Saturday, August 15, 2009

The Not Knowing

The past week we’ve been in Winchester, VA – birthplace of Patsy Cline. I’m traveling on business but the trip is long enough to allow a weekend in VA with time for dancing. So, Friday night we set off for a place called ‘The Gables’ less than fifteen minutes away. Their website looked good, pictures of happy people drinking and partying and some verbiage about their dance floor. It wasn’t going to be a visit to a historic ballroom but a good night of dancing would be a welcome distraction from a week filled with the minutia of work.

When we got to the place it was – how do I put this politely – a skanky dump? Never got in – at eight o’clock when the place supposedly opened the doors were locked and the windows were dark. There were cars in the parking, even people in the parking lot, but the Gables seemed closed. We took two runs at the place and then turned back to Winchester for dinner at a local Thai place.

Dancing is about taking chances, I think. You don’t learn a new step without being willing to try something you’ve never tried before and then take it public where there’s a real chance you’ll screw up and land on your face in front of spectators. Finding new dance venues is the same in a lot of ways. You set off in your car, following a map to somewhere you’ve never been, and sometimes what you arrive at is a real flop – other times its gold.

It’s the chance at gold that keeps me going. Knowing you’re in for a treat is great but finding something that most people aren’t aware of – that’s special. The sense of possibility is what took Kelly and me to 8 Seconds Saloon and the Starlight Ballroom in Indy. This time it led us to a dump in West Virginia that didn’t live up to its hype in any way, shape, or form. That’s rolling the dice, no guarantees.

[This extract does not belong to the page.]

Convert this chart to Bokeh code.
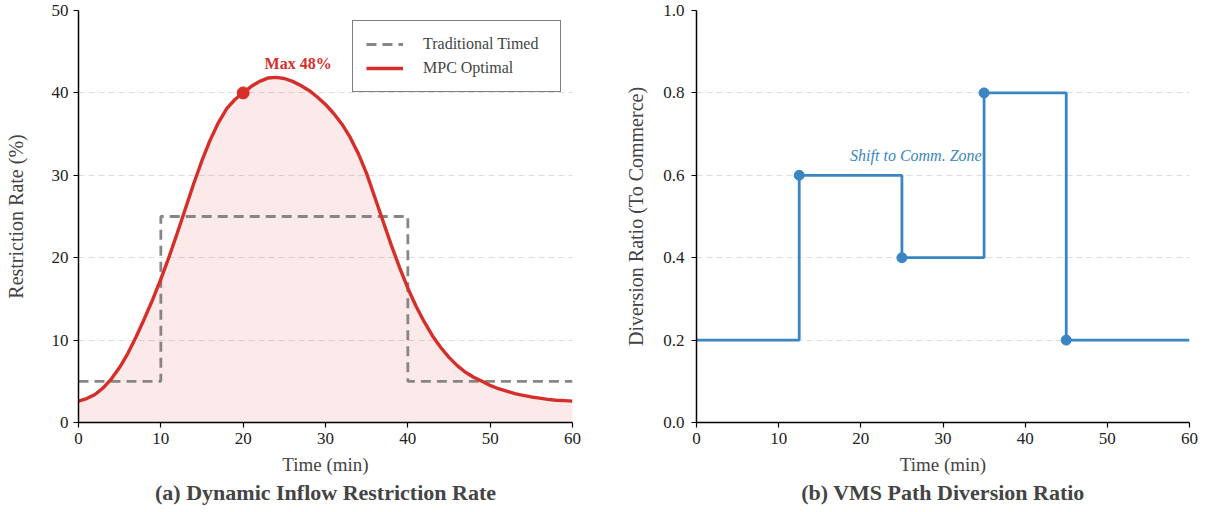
from bokeh.plotting import figure
from bokeh.layouts import row
from bokeh.models import Range1d, FixedTicker, Legend, LegendItem, Label, CustomJSTickFormatter
from bokeh.embed import file_html
from bokeh.resources import INLINE

# ---- data ----
t_mpc = list(range(0, 61))
rate_mpc = [2.6, 2.9, 3.4, 4.2, 5.3, 6.7, 8.4, 10.4, 12.6, 14.9, 17.4,
            20.1, 23.0, 26.0, 29.0, 31.8, 34.3, 36.4, 38.1, 39.2, 40.0,
            40.8, 41.4, 41.8, 41.88, 41.75, 41.4, 40.9, 40.3, 39.5, 38.6,
            37.5, 36.2, 34.6, 32.6, 30.2, 27.3, 24.4, 21.5, 18.8, 16.3,
            14.1, 12.2, 10.5, 9.1, 7.9, 6.9, 6.1, 5.5, 5.0, 4.5,
            4.1, 3.8, 3.5, 3.3, 3.1, 2.95, 2.8, 2.7, 2.65, 2.6]
t_timed = [0, 10, 40, 60]
rate_timed = [5, 25, 5, 5]
max_t = [20]
max_v = [40]

t_vms = [0, 12.5, 25, 35, 45, 60]
ratio_vms = [0.2, 0.6, 0.4, 0.8, 0.2, 0.2]
t_sw = [12.5, 25, 35, 45]
ratio_sw = [0.6, 0.4, 0.8, 0.2]

SERIF = "Liberation Serif"
RED = "#d62f2a"
BLUE = "#3a86c2"
GRAY = "#8a8585"


def style(p, xlabel, ylabel, yticks, gridticks, ylab_standoff):
    p.outline_line_color = None
    p.title.text_font = SERIF
    p.title.text_font_size = "22px"
    p.title.text_font_style = "bold"
    p.title.align = "center"
    p.title.standoff = 0
    for ax in (p.xaxis[0], p.yaxis[0]):
        ax.axis_label_text_font = SERIF
        ax.axis_label_text_font_size = "19px"
        ax.axis_label_text_font_style = "normal"
        ax.major_label_text_font = SERIF
        ax.major_label_text_font_size = "17px"
        ax.major_label_text_color = "#222222"
        ax.axis_line_color = "black"
        ax.axis_line_width = 1.5
        ax.major_tick_line_width = 1.2
        ax.major_tick_out = 5
        ax.major_tick_in = 0
        ax.minor_tick_line_color = None
    p.yaxis[0].axis_label_text_font_size = "20px"
    p.xaxis[0].axis_label = xlabel
    p.yaxis[0].axis_label = ylabel
    p.xaxis[0].ticker = FixedTicker(ticks=[0, 10, 20, 30, 40, 50, 60])
    p.yaxis[0].ticker = FixedTicker(ticks=yticks)
    p.xaxis[0].major_label_standoff = 5
    p.xaxis[0].axis_label_standoff = 7
    p.yaxis[0].major_label_standoff = 5
    p.yaxis[0].axis_label_standoff = ylab_standoff
    p.xgrid.visible = False
    p.ygrid.ticker = FixedTicker(ticks=gridticks)
    p.ygrid.grid_line_color = "#dddddd"
    p.ygrid.grid_line_dash = "6 4"
    p.ygrid.grid_line_width = 1.2


# ---- left panel ----
p1 = figure(width=620, height=512, output_backend="svg", toolbar_location=None,
            x_range=Range1d(0, 60), y_range=Range1d(0, 50),
            title="(a) Dynamic Inflow Restriction Rate", title_location="below",
            min_border_left=78, min_border_right=48, min_border_top=10,
            min_border_bottom=90)
style(p1, "Time (min)", "Restriction Rate (%)", [0, 10, 20, 30, 40, 50], [10, 20, 30, 40], 22)

p1.varea(x=t_mpc, y1=0, y2=rate_mpc, fill_color=RED, fill_alpha=0.1)
r_timed = p1.step(x=t_timed, y=rate_timed, mode="after", line_color=GRAY,
                  line_width=2.8, line_dash="10 6")
r_mpc = p1.line(x=t_mpc, y=rate_mpc, line_color=RED, line_width=3.4)
p1.scatter(x=max_t, y=max_v, size=12, fill_color=RED, line_color=RED)
p1.add_layout(Label(x=22.6, y=42.5, text="Max 48%", text_font=SERIF,
                    text_font_size="16px", text_font_style="bold", text_color=RED))

legend = Legend(items=[LegendItem(label="Traditional Timed", renderers=[r_timed]),
                       LegendItem(label="MPC Optimal", renderers=[r_mpc])],
                location=(274, 330))
legend.label_text_font = SERIF
legend.label_text_font_size = "16px"
legend.border_line_color = "black"
legend.border_line_width = 1.2
legend.background_fill_alpha = 1
legend.glyph_width = 37
legend.glyph_height = 20
legend.label_height = 20
legend.label_width = 124
legend.label_standoff = 20
legend.padding = 13
legend.spacing = 4
legend.margin = 0
p1.add_layout(legend)

# ---- right panel ----
p2 = figure(width=589, height=512, output_backend="svg", toolbar_location=None,
            x_range=Range1d(0, 60), y_range=Range1d(0, 1.0),
            title="(b) VMS Path Diversion Ratio", title_location="below",
            min_border_left=76, min_border_right=20, min_border_top=10,
            min_border_bottom=90)
style(p2, "Time (min)", "Diversion Ratio (To Commerce)", [0.0, 0.2, 0.4, 0.6, 0.8, 1.0],
      [0.2, 0.4, 0.6, 0.8], 13)
p2.yaxis[0].major_label_standoff = 7
p2.yaxis[0].formatter = CustomJSTickFormatter(code="return tick.toFixed(1);")

p2.step(x=t_vms, y=ratio_vms, mode="after", line_color=BLUE, line_width=2.8)
p2.scatter(x=t_sw, y=ratio_sw, size=10, fill_color=BLUE, line_color=BLUE)
p2.add_layout(Label(x=26.7, y=0.628, text="Shift to Comm. Zone", text_font=SERIF,
                    text_font_size="16px", text_font_style="italic", text_color=BLUE,
                    text_align="center"))

layout = row(p1, p2)
open("out.html", "w").write(file_html(layout, INLINE))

Tonight we’re off to a historic ballroom in Maryland. Glen Echo Park has been around since 1891 and up until a year after I was born had one of the premiere amusement parks on the East Coast. The Spanish Ballroom was restored in 1933 and shares a corner of the park with a bumper car pavilion built in the same era. There’s a ton of irony in that fact – frankly I’ve been on plenty of dance floors that could be considered bumper car pavilions! The Spanish Ballroom is suited for 800 dancers, though, and I can’t imagine a plain-old Saturday night swing dance pulling that kind of crowd. Then again we were wrong about The Gables so who knows!

Like I said, it’s the not knowing that keeps me going.